School-Lunch Iron Fortification Reduces Anemia
The study found that the school-based distribution of iron through the MDM program was effective in reducing anemia among schoolchildren in Bihar. Hemoglobin levels increased by 0.185 grams per deciliter (g/dL), or by 1.6 percent among children who consumed one fortified meal a day throughout the school year. The increase in hemoglobin levels led to a reduction in anemia prevalence by 22 percent.
The study also shows that the treatment intensity matters for the pace of anemia reduction; children who attended school more often benefitted more from fortified meals. The increase in hemoglobin levels was 0.22 g/dL for children whose attendance rate was 70 to 80 percent, while children whose attendance rate was more than 90 percent witnessed a greater increase in hemoglobin, by 0.39 g/dL (see figure).
Prior research has shown that improvement due to a reduction in micronutrient deficiencies positively affects cognitive abilities. Surprisingly, our trial did not find any significant impact on the cognitive scores of children. The most plausible reason for the zero impact on cognition despite the reduction in anemia is that the study was designed to detect anemia outcomes but had a limited sample size to detect a significant effect on cognitive scores. The other possibility could be that a low dosage of iron only in one meal per day was not enough to change the cognitive development of children. Another interesting finding is that the trial brings greater benefits to girls compared to boys.
A school-based supply of micronutrients is a low-cost and effective strategy to tackle malnutrition among children
Despite significant improvements in the standard of life and economic prosperity in India over the past decade, iron-deficient anemia remains a widespread problem, especially in some states and regions.

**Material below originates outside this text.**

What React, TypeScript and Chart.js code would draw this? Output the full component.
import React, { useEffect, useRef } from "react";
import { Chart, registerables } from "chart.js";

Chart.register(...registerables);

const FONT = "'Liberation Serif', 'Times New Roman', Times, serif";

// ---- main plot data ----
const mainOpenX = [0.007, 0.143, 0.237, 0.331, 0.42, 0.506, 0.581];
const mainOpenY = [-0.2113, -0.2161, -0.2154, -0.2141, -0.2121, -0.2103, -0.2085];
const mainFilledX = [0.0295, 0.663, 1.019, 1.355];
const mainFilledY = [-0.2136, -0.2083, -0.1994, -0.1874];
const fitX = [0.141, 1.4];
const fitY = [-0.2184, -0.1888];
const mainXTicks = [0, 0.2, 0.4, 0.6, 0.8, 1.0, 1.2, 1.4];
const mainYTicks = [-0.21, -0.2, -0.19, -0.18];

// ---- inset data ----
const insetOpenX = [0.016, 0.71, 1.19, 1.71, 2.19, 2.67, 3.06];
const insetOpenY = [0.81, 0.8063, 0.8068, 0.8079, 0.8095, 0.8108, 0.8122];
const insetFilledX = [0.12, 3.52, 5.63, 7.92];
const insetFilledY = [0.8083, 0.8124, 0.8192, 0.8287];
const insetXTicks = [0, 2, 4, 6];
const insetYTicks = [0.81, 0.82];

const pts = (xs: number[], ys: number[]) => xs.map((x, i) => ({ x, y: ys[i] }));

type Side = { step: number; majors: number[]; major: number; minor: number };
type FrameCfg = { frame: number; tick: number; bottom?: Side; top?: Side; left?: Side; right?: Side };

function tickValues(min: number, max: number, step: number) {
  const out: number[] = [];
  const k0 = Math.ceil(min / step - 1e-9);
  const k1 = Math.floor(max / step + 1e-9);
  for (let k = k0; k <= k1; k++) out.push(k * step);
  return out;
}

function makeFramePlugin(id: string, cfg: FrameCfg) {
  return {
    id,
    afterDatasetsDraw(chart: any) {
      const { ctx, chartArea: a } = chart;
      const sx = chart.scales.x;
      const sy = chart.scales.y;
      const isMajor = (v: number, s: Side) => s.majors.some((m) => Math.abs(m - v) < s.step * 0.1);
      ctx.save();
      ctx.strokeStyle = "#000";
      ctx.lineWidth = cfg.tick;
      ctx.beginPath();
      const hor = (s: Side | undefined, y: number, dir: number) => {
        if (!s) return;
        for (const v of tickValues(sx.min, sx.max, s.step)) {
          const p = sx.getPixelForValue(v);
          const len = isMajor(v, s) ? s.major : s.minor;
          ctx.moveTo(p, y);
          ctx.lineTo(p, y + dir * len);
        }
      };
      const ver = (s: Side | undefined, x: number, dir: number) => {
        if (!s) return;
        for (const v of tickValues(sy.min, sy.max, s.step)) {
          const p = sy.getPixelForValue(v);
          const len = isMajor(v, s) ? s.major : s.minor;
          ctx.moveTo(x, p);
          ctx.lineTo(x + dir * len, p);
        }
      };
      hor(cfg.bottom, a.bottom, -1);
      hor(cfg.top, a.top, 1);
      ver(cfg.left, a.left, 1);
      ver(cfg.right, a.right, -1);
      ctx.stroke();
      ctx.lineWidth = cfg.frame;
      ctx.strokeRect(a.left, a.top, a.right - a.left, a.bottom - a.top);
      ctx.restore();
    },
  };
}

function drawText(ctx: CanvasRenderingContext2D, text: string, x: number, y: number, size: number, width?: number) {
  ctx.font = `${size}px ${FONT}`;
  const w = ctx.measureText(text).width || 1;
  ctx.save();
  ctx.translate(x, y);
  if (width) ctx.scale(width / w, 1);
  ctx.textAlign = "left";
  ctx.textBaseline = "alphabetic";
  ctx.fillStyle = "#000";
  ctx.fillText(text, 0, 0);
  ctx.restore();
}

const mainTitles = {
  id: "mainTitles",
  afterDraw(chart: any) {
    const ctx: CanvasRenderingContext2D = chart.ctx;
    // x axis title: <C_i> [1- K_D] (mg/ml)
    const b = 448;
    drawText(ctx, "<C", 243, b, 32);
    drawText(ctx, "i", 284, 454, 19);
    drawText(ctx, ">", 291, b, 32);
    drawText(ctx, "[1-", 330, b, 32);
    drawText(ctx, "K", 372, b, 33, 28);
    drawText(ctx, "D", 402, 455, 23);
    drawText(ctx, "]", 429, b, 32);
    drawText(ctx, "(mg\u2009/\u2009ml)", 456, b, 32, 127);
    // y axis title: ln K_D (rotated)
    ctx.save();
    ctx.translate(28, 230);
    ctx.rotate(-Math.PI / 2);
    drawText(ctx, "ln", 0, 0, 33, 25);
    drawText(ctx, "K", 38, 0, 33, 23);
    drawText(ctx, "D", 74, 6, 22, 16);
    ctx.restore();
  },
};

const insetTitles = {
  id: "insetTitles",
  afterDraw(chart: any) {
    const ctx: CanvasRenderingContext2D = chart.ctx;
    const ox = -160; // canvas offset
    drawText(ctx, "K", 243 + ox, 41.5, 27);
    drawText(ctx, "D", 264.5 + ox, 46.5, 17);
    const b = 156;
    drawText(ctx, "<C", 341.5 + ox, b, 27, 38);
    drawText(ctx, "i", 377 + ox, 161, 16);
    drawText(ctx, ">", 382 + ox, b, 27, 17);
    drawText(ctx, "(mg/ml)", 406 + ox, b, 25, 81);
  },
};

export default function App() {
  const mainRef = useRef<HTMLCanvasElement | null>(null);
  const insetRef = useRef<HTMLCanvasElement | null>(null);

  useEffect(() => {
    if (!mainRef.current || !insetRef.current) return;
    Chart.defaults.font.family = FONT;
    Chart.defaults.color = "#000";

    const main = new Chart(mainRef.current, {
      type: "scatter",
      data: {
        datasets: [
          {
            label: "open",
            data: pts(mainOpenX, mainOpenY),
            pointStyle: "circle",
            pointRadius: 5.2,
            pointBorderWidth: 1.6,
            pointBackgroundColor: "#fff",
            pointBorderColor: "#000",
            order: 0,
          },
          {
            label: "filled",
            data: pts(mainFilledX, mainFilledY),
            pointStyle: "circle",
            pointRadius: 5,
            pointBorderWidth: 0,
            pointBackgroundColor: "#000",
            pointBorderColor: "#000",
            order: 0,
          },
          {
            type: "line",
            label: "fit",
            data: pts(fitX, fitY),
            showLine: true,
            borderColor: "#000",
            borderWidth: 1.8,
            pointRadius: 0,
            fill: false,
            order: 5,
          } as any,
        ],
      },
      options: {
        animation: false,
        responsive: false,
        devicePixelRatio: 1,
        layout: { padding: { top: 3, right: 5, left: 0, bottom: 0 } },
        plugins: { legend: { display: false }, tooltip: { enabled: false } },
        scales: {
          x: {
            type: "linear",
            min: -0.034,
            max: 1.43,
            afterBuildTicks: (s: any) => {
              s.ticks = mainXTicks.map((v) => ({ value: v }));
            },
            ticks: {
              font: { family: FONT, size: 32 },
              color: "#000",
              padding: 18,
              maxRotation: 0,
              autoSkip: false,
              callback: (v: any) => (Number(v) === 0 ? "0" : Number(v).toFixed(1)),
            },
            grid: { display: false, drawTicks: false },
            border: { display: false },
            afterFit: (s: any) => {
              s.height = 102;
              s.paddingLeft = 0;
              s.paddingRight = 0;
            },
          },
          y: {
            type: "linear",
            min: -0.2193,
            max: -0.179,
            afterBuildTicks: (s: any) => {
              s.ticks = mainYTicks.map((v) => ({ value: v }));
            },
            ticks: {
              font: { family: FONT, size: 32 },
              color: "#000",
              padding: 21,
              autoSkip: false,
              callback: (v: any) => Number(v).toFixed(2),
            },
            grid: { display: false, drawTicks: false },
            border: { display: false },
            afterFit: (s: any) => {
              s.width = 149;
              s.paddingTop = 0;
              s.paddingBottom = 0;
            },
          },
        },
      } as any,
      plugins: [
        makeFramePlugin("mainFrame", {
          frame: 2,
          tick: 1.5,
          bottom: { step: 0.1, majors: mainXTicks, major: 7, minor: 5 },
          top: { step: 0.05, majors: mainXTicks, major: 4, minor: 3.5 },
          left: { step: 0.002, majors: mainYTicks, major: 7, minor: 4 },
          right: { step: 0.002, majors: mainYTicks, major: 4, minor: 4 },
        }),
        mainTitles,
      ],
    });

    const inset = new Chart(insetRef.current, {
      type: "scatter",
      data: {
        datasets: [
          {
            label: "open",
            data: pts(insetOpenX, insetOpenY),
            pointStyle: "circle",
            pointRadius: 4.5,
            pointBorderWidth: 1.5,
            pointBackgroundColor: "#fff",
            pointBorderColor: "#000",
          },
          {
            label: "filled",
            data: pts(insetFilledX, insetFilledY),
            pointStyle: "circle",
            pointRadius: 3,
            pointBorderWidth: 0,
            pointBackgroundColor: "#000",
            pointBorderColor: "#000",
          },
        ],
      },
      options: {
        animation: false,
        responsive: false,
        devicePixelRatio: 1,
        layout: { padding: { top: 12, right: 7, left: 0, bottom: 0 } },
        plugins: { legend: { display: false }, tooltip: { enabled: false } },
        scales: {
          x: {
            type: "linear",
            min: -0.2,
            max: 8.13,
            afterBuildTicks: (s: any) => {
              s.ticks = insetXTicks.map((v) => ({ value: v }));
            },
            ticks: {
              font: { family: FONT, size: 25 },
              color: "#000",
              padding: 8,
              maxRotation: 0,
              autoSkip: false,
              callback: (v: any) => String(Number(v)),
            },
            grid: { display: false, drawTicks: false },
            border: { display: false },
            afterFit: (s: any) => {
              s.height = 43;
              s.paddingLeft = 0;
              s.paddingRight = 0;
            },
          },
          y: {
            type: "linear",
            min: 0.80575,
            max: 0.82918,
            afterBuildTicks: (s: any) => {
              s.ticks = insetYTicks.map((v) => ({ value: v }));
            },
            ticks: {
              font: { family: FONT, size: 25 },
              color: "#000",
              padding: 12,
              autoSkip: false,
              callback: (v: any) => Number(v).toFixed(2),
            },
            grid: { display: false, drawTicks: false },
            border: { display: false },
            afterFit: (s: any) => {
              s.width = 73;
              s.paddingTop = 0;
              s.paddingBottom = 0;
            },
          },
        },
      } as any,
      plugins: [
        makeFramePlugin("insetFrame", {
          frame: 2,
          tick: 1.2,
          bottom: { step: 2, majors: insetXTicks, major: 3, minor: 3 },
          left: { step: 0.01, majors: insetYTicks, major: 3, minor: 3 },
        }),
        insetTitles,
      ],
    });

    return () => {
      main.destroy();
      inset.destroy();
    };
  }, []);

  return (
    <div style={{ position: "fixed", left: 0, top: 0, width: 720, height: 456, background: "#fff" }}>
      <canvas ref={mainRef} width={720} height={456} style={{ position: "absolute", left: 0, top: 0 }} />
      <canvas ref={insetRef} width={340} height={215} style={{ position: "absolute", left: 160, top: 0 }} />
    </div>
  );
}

The state of Bihar, for example, is poorly equipped to establish an effective distribution system to deliver fortified food products at scale and at low cost, or to ensure high uptake of fortified products by households.

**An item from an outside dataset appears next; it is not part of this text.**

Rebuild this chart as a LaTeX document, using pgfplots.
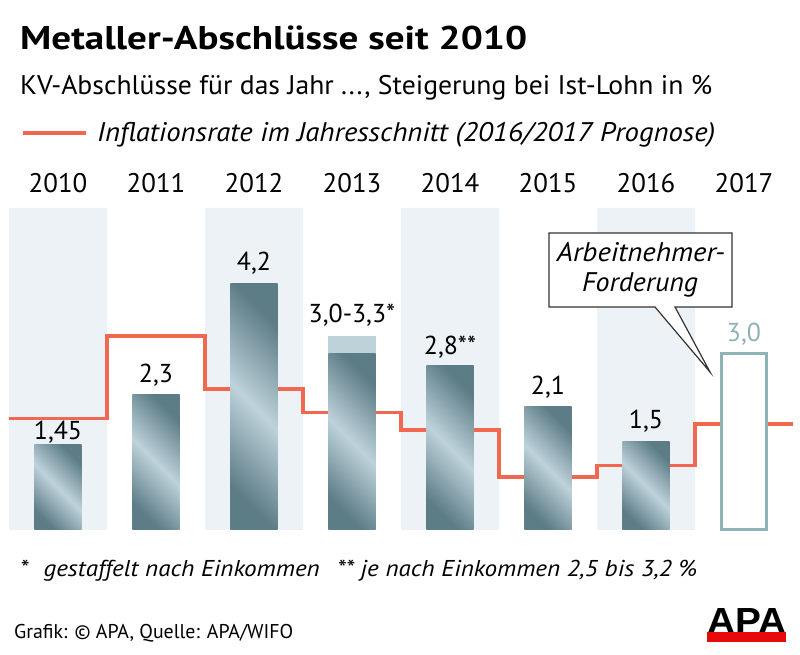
\documentclass[border=0pt]{standalone}
\usepackage{pgfplots}
\pgfplotsset{compat=1.18}
\usepackage{graphicx}
\usepackage{fontspec}
\setmainfont{PT Sans}
\newfontfamily\logofont{Liberation Sans}
\definecolor{bgc}{RGB}{237,242,247}
\definecolor{linec}{RGB}{240,104,80}
\definecolor{bardark}{RGB}{92,124,134}
\definecolor{barlight}{RGB}{190,210,219}
\definecolor{toppart}{RGB}{190,210,218}
\definecolor{outc}{RGB}{143,178,183}
\definecolor{apared}{RGB}{232,10,10}
\begin{document}
\begin{tikzpicture}[x=1bp,y=1bp,
  lab/.style={font=\fontsize{26}{30}\selectfont, anchor=base, inner sep=0pt},
  yr/.style={font=\fontsize{27}{31}\selectfont, anchor=base, inner sep=0pt},
  sbar/.style={ybar, bar width=0.48, bar shift=0pt, draw=none,
     left color=bardark, right color=bardark, middle color=barlight, shading angle=135}]
\path[use as bounding box, fill=white] (0,0) rectangle (800,655);

% Titles
\node[anchor=base west, inner sep=0pt] at (20,605)
  {\resizebox{507bp}{\height}{\fontsize{33}{38}\selectfont\bfseries Metaller-Abschlüsse seit 2010}};
\node[anchor=base west, inner sep=0pt] at (20,560)
  {\resizebox{692bp}{\height}{\fontsize{27}{31}\selectfont KV-Abschlüsse für das Jahr ..., Steigerung bei Ist-Lohn in \%}};
\draw[linec, line width=3.5bp] (23,522) -- (86,522);
\node[anchor=base west, inner sep=0pt] at (97,513)
  {\resizebox{618bp}{\height}{\fontsize{27}{31}\selectfont\itshape Inflationsrate im Jahresschnitt (2016/2017 Prognose)}};

\begin{axis}[at={(9bp,125bp)}, anchor=south west, scale only axis,
  width=784bp, height=322bp, xmin=-0.5, xmax=7.5, ymin=0, ymax=5.476,
  hide axis, clip=false]
% background columns
\addplot[ybar, bar width=1, bar shift=0pt, fill=bgc, draw=none]
  coordinates {(0,5.476) (2,5.476) (4,5.476) (6,5.476)};
% inflation rate (step line)
\addplot[const plot, linec, line width=3.5bp, mark=none]
  coordinates {(-0.5,1.9) (0.5,3.3) (1.5,2.4) (2.5,2.0) (3.5,1.7) (4.5,0.9) (5.5,1.1) (6.5,1.8) (7.5,1.8)};
% 2013 upper range part
\addplot[ybar, bar width=0.48, bar shift=0pt, fill=toppart, draw=none] coordinates {(3,3.3)};
% bars
\addplot[sbar] coordinates {(0,1.45)};
\addplot[sbar] coordinates {(1,2.3)};
\addplot[sbar] coordinates {(2,4.2)};
\addplot[sbar] coordinates {(3,3.0)};
\addplot[sbar] coordinates {(4,2.8)};
\addplot[sbar] coordinates {(5,2.1)};
\addplot[sbar] coordinates {(6,1.5)};
% 2017 demand
\addplot[ybar, bar width=0.46, bar shift=0pt, fill=white, draw=outc, line width=3bp] coordinates {(7,3.0)};

% year labels
\node[yr, yshift=15bp] at (axis cs:0,5.476) {2010};
\node[yr, yshift=15bp] at (axis cs:1,5.476) {2011};
\node[yr, yshift=15bp] at (axis cs:2,5.476) {2012};
\node[yr, yshift=15bp] at (axis cs:3,5.476) {2013};
\node[yr, yshift=15bp] at (axis cs:4,5.476) {2014};
\node[yr, yshift=15bp] at (axis cs:5,5.476) {2015};
\node[yr, yshift=15bp] at (axis cs:6,5.476) {2016};
\node[yr, yshift=15bp] at (axis cs:7,5.476) {2017};
% value labels
\node[lab, yshift=5bp]  at (axis cs:0,1.45) {1,45};
\node[lab, yshift=12bp] at (axis cs:1,2.3) {2,3};
\node[lab, yshift=13bp] at (axis cs:2,4.2) {4,2};
\node[lab, yshift=13bp] at (axis cs:3,3.3) {3,0-3,3*};
\node[lab, yshift=11bp] at (axis cs:4,2.8) {2,8**};
\node[lab, yshift=12bp] at (axis cs:5,2.1) {2,1};
\node[lab, yshift=13bp] at (axis cs:6,1.5) {1,5};
\node[lab, yshift=12bp, text=outc] at (axis cs:7,3.0) {3,0};
\end{axis}

% callout
\draw[fill=white, draw=black!80, line width=1.2bp]
  (549,422) -- (732,422) -- (732,348) -- (675,348) -- (710,283) -- (655,348) -- (549,348) -- cycle;
\node[anchor=base, inner sep=0pt] at (641,393)
  {\resizebox{168bp}{\height}{\fontsize{27}{31}\selectfont\itshape Arbeitnehmer-}};
\node[anchor=base, inner sep=0pt] at (640,363)
  {\resizebox{116bp}{\height}{\fontsize{27}{31}\selectfont\itshape Forderung}};

% footnote and source
\node[anchor=base west, inner sep=0pt] at (20,78)
  {\resizebox{677bp}{\height}{\fontsize{23}{27}\selectfont\itshape *\hspace{0.6em}gestaffelt nach Einkommen\hspace{0.7em}** je nach Einkommen 2,5 bis 3,2 \%}};
\node[anchor=base west, inner sep=0pt] at (14,16)
  {\resizebox{279bp}{\height}{\fontsize{20}{24}\selectfont Grafik: © APA, Quelle: APA/WIFO}};

% APA logo
\node[anchor=base west, inner sep=0pt] at (707,21)
  {\resizebox{79bp}{25bp}{\logofont\bfseries APA}};
\fill[apared] (707,13) rectangle (786,23);
\end{tikzpicture}
\end{document}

While potential delivery channels in India include "market institutions" such as retail shops or "non-market institutions," including hospitals, schools, and government offices, our study shows that school-based distribution of iron through school lunch programs could be an effective delivery channel in reducing iron deficiency among school children. The existing network of public schools can be effectively used to implement health programs that tackle malnutrition among children.
Globally, about 380 million schoolchildren are served school lunches daily and if these school lunches are fortified with iron and other micronutrients, the high rate of micronutrient deficiencies—including iron deficiency—could be reduced significantly in low- and middle-income countries (LMICs).
In 2018, the government of India launched Anemia Mukt Bharat (AMB), or Anemia Free India Campaign, to reduce anemia prevalence among vulnerable groups. The AMB program includes the Weekly Iron and Folic Acid Supplementation Program that administers 100 milligrams (mg) of elemental iron and 500 micrograms (ug) of folic acid to school age girls and boys in grades 6-12 enrolled in public schools. These programs are likely to accelerate anemia reduction among women, adolescents, and children.
Policymakers in India and other LMICs need to recognize that a school-based supply of micronutrients is a low-cost, less burdensome, and effective strategy for tackling malnutrition among children.